(The Center Square) – Environmental groups said this week Gov. Tom Wolf must close a perceived loophole in the state’s pending methane emissions rule or he will risk his climate legacy.
The Environmental Defense Fund partnered with the Alliance of Nurses for Healthy Environments, Conservatives for Responsible Stewardship, Moms Clean Air Force, Evangelical Environmental Network and Vet Voice Foundation to sponsor television and social media ads in the Pittsburgh and Philadelphia markets warning of the adverse health effects of methane emissions.
The International Energy Agency describes methane as the second largest contributor to climate change behind carbon.
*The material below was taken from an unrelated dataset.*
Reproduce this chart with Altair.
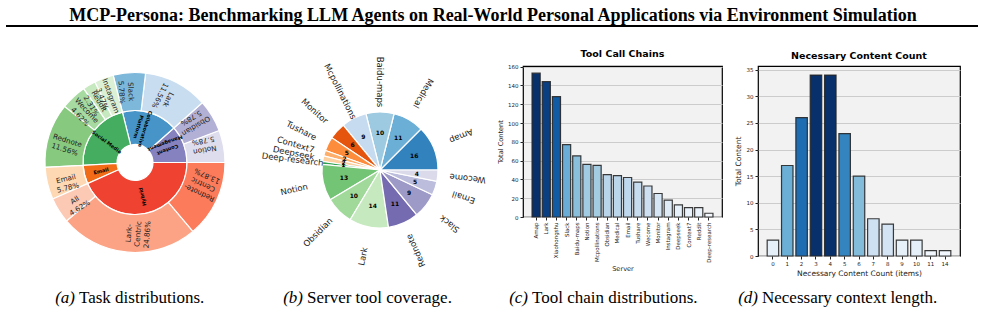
import math
import altair as alt
import pandas as pd

# ---------------- data ----------------
fig_title = "MCP-Persona: Benchmarking LLM Agents on Real-World Personal Applications via Environment Simulation"
caption_tags = ["(a)", "(b)", "(c)", "(d)"]
caption_texts = ["Task distributions.", "Server tool coverage.", "Tool chain distributions.", "Necessary context length."]

# (a) task distribution (sunburst)
task_groups = ["Content\nManagement", "Collaborative\nPlatform", "Social Media", "Email", "Hybrid"]
task_group_counts = [20, 30, 38, 10, 75]
task_group_colors = ["#8682bf", "#4694c8", "#45ad5f", "#f26b16", "#ef4230"]

task_apps = ["Notion", "Obsidian", "Lark", "Slack", "Instagram", "Reddit", "Wecome", "Rednote",
             "Email", "All", "Lark-\nCentric", "Rednote-\nCentric"]
task_app_counts = [10, 10, 20, 10, 6, 4, 8, 20, 10, 8, 43, 24]
task_app_colors = ["#dedded", "#b3b0d5", "#c9ddf0", "#7db8da", "#dcf0d6", "#c7e9c0", "#a6daa0", "#86c97f",
                   "#fdd8b2", "#fcc9b4", "#fca385", "#fb7b5a"]

# (b) server tool coverage (pie)
tool_servers = ["Amap", "Medical", "Baidu-maps", "Mcpollinations", "Monitor", "Tushare", "Context7", "Deepseek",
                "Deep-research", "Notion", "Obsidian", "Lark", "Rednote", "Slack", "Email", "Wecome"]
tool_counts = [16, 11, 10, 9, 6, 5, 2, 2, 1, 13, 10, 14, 11, 9, 5, 4]
tool_colors = ["#3182bd", "#6baed6", "#9ecae1", "#c6dbef", "#e6550d", "#fd8d3c", "#fdae6b", "#fdd0a2",
               "#31a354", "#74c476", "#a1d99b", "#c7e9c0", "#756bb1", "#9e9ac8", "#bcbddc", "#dadaeb"]

# (c) tool call chains
chain_servers = ["Amap", "Lark", "Xiaohongshu", "Slack", "Baidu-maps", "Notion", "Mcpollinations", "Obsidian",
                 "Medical", "Email", "Tushare", "Wecome", "Monitor", "Instagram", "Deepseek", "Context7",
                 "Reddit", "Deep-research"]
chain_counts = [153, 144, 128, 77, 65, 56, 55, 45, 44, 42, 37, 33, 25, 18, 13, 10, 10, 4]

# (d) necessary content count
context_items = ["0", "1", "2", "3", "4", "5", "6", "7", "8", "9", "10", "11", "14"]
context_counts = [3, 17, 26, 34, 34, 23, 15, 7, 6, 3, 3, 1, 1]

blues = ["#f7fbff", "#deebf7", "#c6dbef", "#9ecae1", "#6baed6", "#4292c6", "#2171b5", "#08519c", "#08306b"]

# ---------------- layout constants ----------------
SPACING = 36
A_W, A_H = 204, 193
B_W, B_H = 214, 208
C_W, C_H = 199, 151
D_W, D_H = 202, 190
CAP_Y = 237
SANS = "DejaVu Sans"
SERIF = "Liberation Serif"
INK = "#222222"

theta_scale = alt.Scale(domain=[0, 1], range=[2.5 * math.pi, 0.5 * math.pi])


def polar_base(df):
    return (
        alt.Chart(df)
        .transform_window(cum="sum(count)", sort=[alt.SortField("order")], frame=[None, 0])
        .transform_joinaggregate(total="sum(count)")
        .transform_calculate(
            t0="(datum.cum - datum.count) / datum.total",
            t1="datum.cum / datum.total",
            tm="(datum.cum - datum.count / 2) / datum.total",
            rot="((180 - 360 * (datum.cum - datum.count / 2) / datum.total) % 360 + 360) % 360",
            lab="datum.name + '\\n' + format(100 * datum.count / datum.total, '.2f') + '%'",
        )
    )


def caption(i, split_x):
    d = pd.DataFrame({"tag": [caption_tags[i]], "txt": [caption_texts[i]]})
    base = alt.Chart(d)
    tag = base.mark_text(font=SERIF, fontSize=17, fontStyle="italic", align="right",
                         baseline="alphabetic", color="black").encode(
        x=alt.value(split_x), y=alt.value(CAP_Y), text="tag:N")
    txt = base.mark_text(font=SERIF, fontSize=17, align="left",
                         baseline="alphabetic", color="black").encode(
        x=alt.value(split_x + 4), y=alt.value(CAP_Y), text="txt:N")
    return [tag, txt]


# ---------------- panel (a) ----------------
df_a_in = pd.DataFrame({"name": task_groups, "count": task_group_counts, "color": task_group_colors,
                        "order": list(range(len(task_groups)))})
df_a_out = pd.DataFrame({"name": task_apps, "count": task_app_counts, "color": task_app_colors,
                         "order": list(range(len(task_apps)))})

base_in = polar_base(df_a_in)
base_out = polar_base(df_a_out)

arcs_in = base_in.mark_arc(innerRadius=18, outerRadius=52, stroke="white", strokeWidth=1.2).encode(
    theta=alt.Theta("t0:Q", scale=theta_scale, stack=False),
    theta2="t1:Q",
    color=alt.Color("color:N", scale=None),
)
labels_in = base_in.mark_text(radius=35, font=SANS, fontSize=5, fontWeight="bold", color="black",
                              lineBreak="\n", align="center", baseline="middle").encode(
    theta=alt.Theta("tm:Q", scale=theta_scale, stack=False),
    angle=alt.Angle("rot:Q", scale=None),
    text="name:N",
)
arcs_out = base_out.mark_arc(innerRadius=52, outerRadius=90, stroke="white", strokeWidth=1.2).encode(
    theta=alt.Theta("t0:Q", scale=theta_scale, stack=False),
    theta2="t1:Q",
    color=alt.Color("color:N", scale=None),
)
labels_out = base_out.mark_text(radius=71, font=SANS, fontSize=7.2, color=INK,
                                lineBreak="\n", align="center", baseline="middle").encode(
    theta=alt.Theta("tm:Q", scale=theta_scale, stack=False),
    angle=alt.Angle("rot:Q", scale=None),
    text="lab:N",
)

title_df = pd.DataFrame({"t": [fig_title]})
main_title = alt.Chart(title_df).mark_text(font=SERIF, fontSize=18, fontWeight="bold", color="black",
                                           align="center", baseline="alphabetic").encode(
    x=alt.value(460), y=alt.value(-45), text="t:N")
title_rule = alt.Chart(title_df).mark_rule(color="black", strokeWidth=2).encode(
    x=alt.value(-27), x2=alt.value(945), y=alt.value(-40))

panel_a = alt.layer(arcs_in, arcs_out, labels_in, labels_out, main_title, title_rule,
                    *caption(0, 42)).properties(width=A_W, height=A_H)

# ---------------- panel (b) ----------------
df_b = pd.DataFrame({"name": tool_servers, "count": tool_counts, "color": tool_colors,
                     "order": list(range(len(tool_servers)))})
base_b = polar_base(df_b)
arcs_b = base_b.mark_arc(outerRadius=58, stroke="white", strokeWidth=1.2).encode(
    theta=alt.Theta("t0:Q", scale=theta_scale, stack=False),
    theta2="t1:Q",
    color=alt.Color("color:N", scale=None),
)
names_b = base_b.mark_text(radius=88, font=SANS, fontSize=8.5, color=INK,
                           align="center", baseline="middle").encode(
    theta=alt.Theta("tm:Q", scale=theta_scale, stack=False),
    angle=alt.Angle("rot:Q", scale=None),
    text="name:N",
)
nums_b = base_b.mark_text(radius=37, font=SANS, fontSize=6, fontWeight="bold", color="black",
                          align="center", baseline="middle").encode(
    theta=alt.Theta("tm:Q", scale=theta_scale, stack=False),
    text=alt.Text("count:Q"),
)
panel_b = alt.layer(arcs_b, names_b, nums_b, *caption(1, 30)).properties(width=B_W, height=B_H)

# ---------------- bar panels ----------------
def bar_panel(df, xfield, yfield, order, xtitle, title, width, height, ticks, title_size, label_angle, pad_outer, cap_i, cap_x):
    vmax = max(df[yfield])
    bars = alt.Chart(df).mark_bar(stroke="#262626", strokeWidth=1.2, strokeOpacity=0.9).encode(
        x=alt.X(f"{xfield}:N", sort=order,
                scale=alt.Scale(paddingInner=0.2, paddingOuter=pad_outer),
                axis=alt.Axis(title=xtitle, labelAngle=label_angle, labelFont=SANS, labelFontSize=5.5,
                              labelColor=INK, titleFont=SANS, titleFontSize=title_size, titleFontWeight="normal",
                              titleColor=INK, tickColor=INK, tickSize=3, domain=False, grid=False,
                              labelPadding=2, titlePadding=3)),
        y=alt.Y(f"{yfield}:Q", scale=alt.Scale(domain=[0, vmax * 1.05], nice=False),
                axis=alt.Axis(title="Total Content", values=ticks, labelFont=SANS, labelFontSize=5.5,
                              labelColor=INK, titleFont=SANS, titleFontSize=title_size,
                              titleFontWeight="normal", titleColor=INK, tickColor=INK, tickSize=3,
                              domain=False, grid=True, gridColor="#cccccc", gridWidth=1,
                              labelPadding=2, titlePadding=4)),
        color=alt.Color(f"{yfield}:Q", legend=None,
                        scale=alt.Scale(domain=[vmax * i / 8 for i in range(9)], range=blues)),
    )
    return alt.layer(bars, *caption(cap_i, cap_x)).properties(
        width=width, height=height,
        title=alt.TitleParams(text=title, font=SANS, fontSize=9.5, fontWeight="bold", color="black",
                              offset=6, anchor="middle"),
        view=alt.ViewBackground(fill="#f2f2f2", stroke="black", strokeWidth=1.2),
    )


df_c = pd.DataFrame({"server": chain_servers, "n": chain_counts})
panel_c = bar_panel(df_c, "server", "n", chain_servers, "Server", "Tool Call Chains", C_W, C_H,
                    list(range(0, 161, 20)), 6.6, 270, 0.89, 2, 5)

df_d = pd.DataFrame({"k": context_items, "n": context_counts})
panel_d = bar_panel(df_d, "k", "n", context_items, "Necessary Content Count (items)", "Necessary Content Count",
                    D_W, D_H, list(range(0, 36, 5)), 7.5, 0, 0.64, 3, 0)

chart = (
    alt.hconcat(panel_a, panel_b, panel_c, panel_d, spacing=SPACING, bounds="flush")
    .resolve_scale(color="independent", theta="independent")
    .properties(padding={"left": 5, "top": 7, "right": 5, "bottom": 5}, background="white")
    .configure_view(strokeWidth=0)
)

chart.save("out.html", embed_options={"renderer": "svg", "actions": False})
Environmental advocates worry lax regulations on the state's natural gas industry have allowed methane contamination of groundwater and air to go unchecked.
A June report from the Attorney General’s Office echoed similar sentiments and alleged that profits for the state took priority over ensuring that hydraulic fracturing operations didn’t threaten the health and environment of surrounding communities.
“During his two election campaigns, Governor Wolf pledged bold action on methane pollution from the oil and gas sector, and Pennsylvanians applauded him for that,” said Dan Grossman, senior director of regulatory and legislative affairs for EDF Action. “Now we are calling on the Governor to make good on his promises and close the loopholes in his proposal that would leave more than half of the state’s methane emissions unchecked.”
In 2018, the Pennsylvania Department of Environmental Protection finalized a rule that limits methane leaks from new sources. Now, the agency has turned its attention to containing emissions from sites constructed before 2013 – which includes more than 71,000 conventional wells and 8,400 unconventional wells across the state, according to its own estimates.
DEP analysis shows that in 2017, just 303 – or less than 1% – of the existing 71,229 conventional wells in production exceed the 15 barrel of oil equivalent per day production threshold. The rest fall into the category of low-producing wells that EDF says generate half of the state's methane emissions.
“Strong methane rules are critical to Governor Wolf’s climate legacy and his administration must act to close the loopholes in the draft rule now,” Grossman said.
In documents, DEP says this exemption shields small businesses from the economic impact of additional regulations. Compliance, according to the agency, could cost operators upward of $7,000.
It's a price tag that some owners of lower producing wells statewide may find burdensome, the Pennsylvania Independent Oil and Gas Association has said.
“PIOGA supports regulation that actually improves our air quality while remaining mindful of the competitive realities facing small oil and natural gas producers that are the economic backbone of many of the Commonwealth’s rural communities,” said Dan Weaver, PIOGA's executive director, in August. “The strides made to improve Pennsylvania’s air quality through the increased use of natural gas for electricity production are nothing short of amazing.”
On Thursday, Biden set a nationwide goal of reducing greenhouse gas emissions 50% by 2030. Wolf said the new target aligns with his own plan to cut emissions in the state 26% over the next four years and 80% through 2050.
“I share the president’s grave concern for the health of our planet and protecting our precious natural resources, and that’s why my administration has also prioritized efforts to combat climate change,” he said.
Natural gas supporters argue that existing renewable energy technology can't support such a fast transition away from fossil fuels and urge the president to remember the industry's supporting role.